只要獸人中出現大規模傳播的瘟疫、又或者是哪支部族被怪病纏身,只要在神殿中向戰神祈禱,戰神就會跑過去,把告死之鴉打一頓。
「為什麼告死之鴉會回應柳的召喚?」
一位成年蛇人問出大家最關心的問題,是相當明顯的質問語氣,
「先不說這只是一場選拔賽。如果長鱗沒有回來,我們未來的領袖就是一個背棄神明的叛徒!」
崇尚武力的蛇人,都是戰神虔誠的信徒。
在他們看來,可以不信仰神明,但如果要信仰的話,那就只能去信仰戰神,不然的話,就是某種程度上的背叛。
好巧不巧,回應柳的還是告死之鴉。
在百年前,曾有一種會導致鱗片脫落的疾病在密林區蔓延,罪魁禍首就是告死之鴉。
族長同樣臉色鐵青。
他看著把長鱗甩開、懸停在低空處的柳,深吸一口氣。
「驟,帶著大家撤離,把消息傳給其他部落。」
「流,去請那名人類法師,詢問她是否會布置結界。」
「裳,去神明大人的神殿求援。」
發出一連串指令後,他站在原地,用決然的目光注視著台上:
「我留在這裡,必要的話……」
先殺死柳,再殺死長鱗,最後再殺死自己。
在沒有治療方法的情況下,殺死疾病的源頭,並徹底銷毀,是最為乾脆利落的做法。
方才還有些騷動的蛇人們安靜下來。
他們彼此對望一眼,垂下眼眸,靜默幾秒後,飛速地行動起來。
——長鱗注意到了下面的動靜。
但她沒有工夫施加太多關注,多出來一雙翅膀的柳開始採取消耗式打法,時不時就從高處俯衝下來,不是用蛇尾抽一下她,就是用毒牙咬上她沒被鱗片覆蓋的皮膚,和嗡嗡亂叫的吸血蚺有得一拼。
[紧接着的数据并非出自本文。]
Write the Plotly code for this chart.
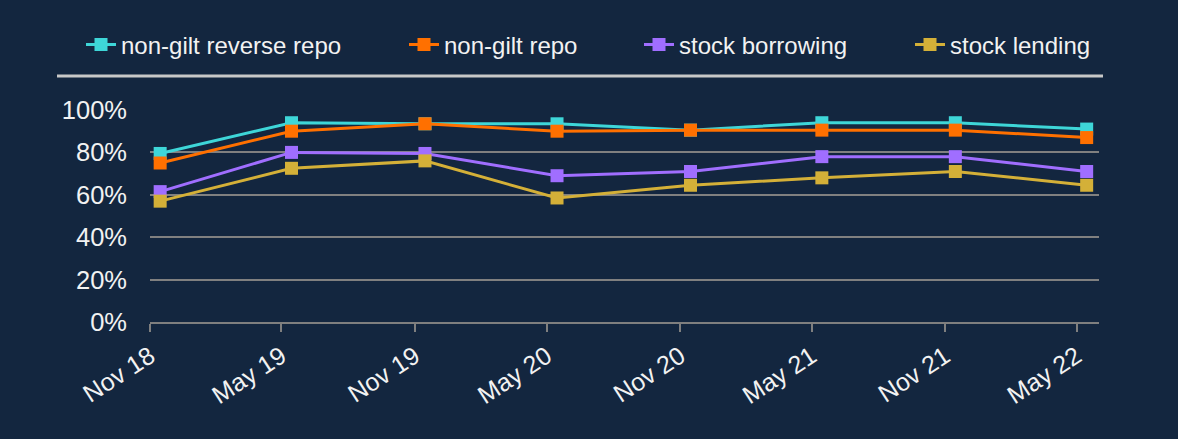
import plotly.graph_objects as go

# Survey dates (points sit mid-month); tick labels are the month starts
dates = ["2018-11-15", "2019-05-15", "2019-11-15", "2020-05-15",
         "2020-11-15", "2021-05-15", "2021-11-15", "2022-05-15"]
tick_dates = ["2018-11-01", "2019-05-01", "2019-11-01", "2020-05-01",
              "2020-11-01", "2021-05-01", "2021-11-01", "2022-05-01"]
tick_labels = ["Nov 18", "May 19", "Nov 19", "May 20",
               "Nov 20", "May 21", "Nov 21", "May 22"]

non_gilt_reverse_repo = [79.5, 94, 93.5, 93.5, 90.5, 94, 94, 91]
non_gilt_repo = [75, 90, 93.5, 90, 90.5, 90.5, 90.5, 87]
stock_borrowing = [61.5, 80, 79.5, 69, 71, 78, 78, 71]
stock_lending = [57, 72.5, 76, 58.5, 64.5, 68, 71, 64.5]

series = [
    ("non-gilt reverse repo", non_gilt_reverse_repo, "#3ed6d8"),
    ("non-gilt repo", non_gilt_repo, "#ff7000"),
    ("stock borrowing", stock_borrowing, "#a06eff"),
    ("stock lending", stock_lending, "#d4b038"),
]
legend_x_px = [81, 404, 639, 910]

BG = "#13263f"
FONT = "Liberation Sans, Arial, sans-serif"
W, H = 1178, 439

fig = go.Figure()
legend_layout = {}
for i, (name, vals, col) in enumerate(series):
    lname = "legend" if i == 0 else f"legend{i + 1}"
    fig.add_trace(go.Scatter(
        x=dates, y=vals, name=name, mode="lines+markers",
        line=dict(color=col, width=3),
        marker=dict(symbol="square", size=13, color=col,
                    line=dict(width=0)),
        legend=lname,
    ))
    legend_layout[lname] = dict(
        orientation="h", xref="container", yref="container",
        x=legend_x_px[i] / W, y=1 - 45 / H,
        xanchor="left", yanchor="middle",
        font=dict(size=24, color="#f2f2f2", family=FONT),
        bgcolor="rgba(0,0,0,0)",
    )

fig.update_layout(
    width=W, height=H,
    paper_bgcolor=BG, plot_bgcolor=BG,
    margin=dict(l=150, r=79, t=110, b=117),
    font=dict(family=FONT, color="#f2f2f2", size=24),
    showlegend=True,
    xaxis=dict(
        type="date", range=["2018-11-01", "2022-06-01"],
        tickvals=tick_dates, ticktext=tick_labels, tickangle=-33,
        showgrid=False, showline=True, linecolor="#7f7f7f", linewidth=2,
        ticks="outside", ticklen=8, tickwidth=1.5, tickcolor="#7f7f7f",
        tickfont=dict(size=25, color="#f2f2f2"),
        zeroline=False,
    ),
    yaxis=dict(
        range=[0, 100], tickvals=[0, 20, 40, 60, 80, 100],
        ticktext=["0%", "20%", "40%", "60%", "80%", "100%"],
        showgrid=True, gridcolor="#808080", gridwidth=1.5,
        showline=False, zeroline=False, ticks="",
        ticklabelstandoff=22,
        tickfont=dict(size=25.5, color="#f2f2f2"),
    ),
    shapes=[dict(
        type="line", xref="paper", yref="paper",
        x0=(57 - 150) / 949, x1=(1103 - 150) / 949,
        y0=(322 - 76) / 212, y1=(322 - 76) / 212,
        line=dict(color="#c8c8c8", width=3),
    )],
    **legend_layout,
)

fig.write_html("out.html",
               config={"displayModeBar": False},
               post_script="document.body.style.margin='0';")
不知道那位神明怎麼會看重柳這個蠢貨,還有工夫給出一點神眷。
從長出那雙翅膀開始,柳所擁有的毒液性質,似乎就發生了微妙的改變。
不像是毒素,更像是病毒。
長鱗能感覺到自己的心跳速度在加快,呼吸也開始變得遲緩,喉嚨處有很深的異物感,像是痰,也像是血。